Human cases are treated with antibiotics, although this has not always been successful.

Previous human cases also required surgical intervention if the infection became severe.

This graph shows the number of Brucella canis tests carried out in the UK each year

This graph shows the number of Brucella canis tests carried out in the UK each year

How can I reduce the risk of infection?

People who adopt an adult dog from a Brucella canis hotspot, such as Romania, will have to pay to have a Brucella canis test done, experts say.

If you adopt a puppy from Eastern Europe, checks should also be carried out when the dog is an adult, as there is an increased risk of a false negative result when the animal is still very young.

Brucella canis is technically incurable, meaning a dog with the disease will be a risk of infection for the rest of its life.

To reduce the risk of becoming infected yourself, an owner must take a number of precautions.

These include using personal protective equipment such as gloves and goggles when handling material contaminated by a dog’s urine, menstrual blood or birth fluids, and thoroughly cleaning the environment where the dog regularly lives.

It is recommended that infected dogs be neutered and given antibiotics to reduce the risk of transmitting the infection to other animals and people.

Both owners of infected dogs and the general public are advised not to allow dogs to lick their faces to reduce the risk of infection.

How can I protect my dog ​​from infection?

Preventing dogs from mixing with dogs that have Brucella canis is the best way to lower the risk of infection.

For example, keeping them on a leash in public areas can limit this contact.

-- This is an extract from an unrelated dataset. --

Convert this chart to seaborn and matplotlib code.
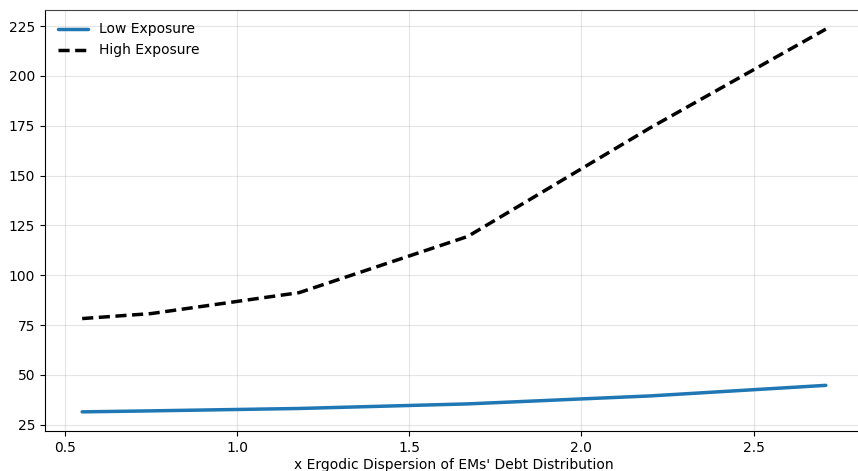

However, official guidance states that a one-off ‘transient’ contact between animals on a single occasion is unlikely to lead to an infection.

But multiple or prolonged contact increases the risk.

If you already have a dog and want to adopt it from abroad, you are strongly advised to pay for a Brucella canis test, especially if the animal comes from hotspots such as Romania.

People with dogs infected with Brucella canis should inform holiday kennels of their pet’s infection before allowing their dog to stay there, in case it passes the bacteria on to other pets.

Is a Brucella canis infection dangerous?

The vast majority of Brucella canis infections in humans are mild.

No human deaths from Brucella canis have been reported worldwide.

However, serious diseases have been recorded, although rare.

Serious infections of the heart, bones, brain tissue and blood have been reported in people after Brucella canis infection.

Of the three cases discovered in people in Britain, one was later found in an immunocompromised person who required hospital treatment.

In the second case, a veterinarian employee took a test after contact with an infected dog. The results showed that they were positive, but they did not develop any symptoms.

No details have been shared for the third case.

The bacterial infection can jump to humans, although serious illness is rare.  Pictured the Brucella canis bacteria under a microscope

The bacterial infection can jump to humans, although serious illness is rare. Pictured the Brucella canis bacteria under a microscope

What is being done about the increase in cases?

In addition to the three human cases, there has been a sharp increase in the number of cases in dogs in Britain.

Human Animal Infections and Risk Surveillance (HAIRS), an intergovernmental group, recently published a report on Brucella canis in Britain.

This report details how 43 cases were found in dogs in Britain in the first quarter of 2023, more than double the comparable figure last year.

A further 48 cases were identified by the end of July, bringing the total this year to 91.

For comparison, a total of 143 dogs tested positive between 2020 and 2022.

HAIRS has said the rise in cases is likely linked to an increase in testing, partly due to increased awareness of the disease.

Although transmission of Brucella canis has been confirmed among British-born dogs, the majority of cases are still imported into Britain.

Dr. Christine Middlemiss, DEFRA’s Chief Veterinary Officer, has said the Government is considering introducing a mandatory testing requirement for dogs imported from Brucella canis hotspots.

“We are gathering the evidence, various risk assessments are adding to that evidence and we will consider it,” she said.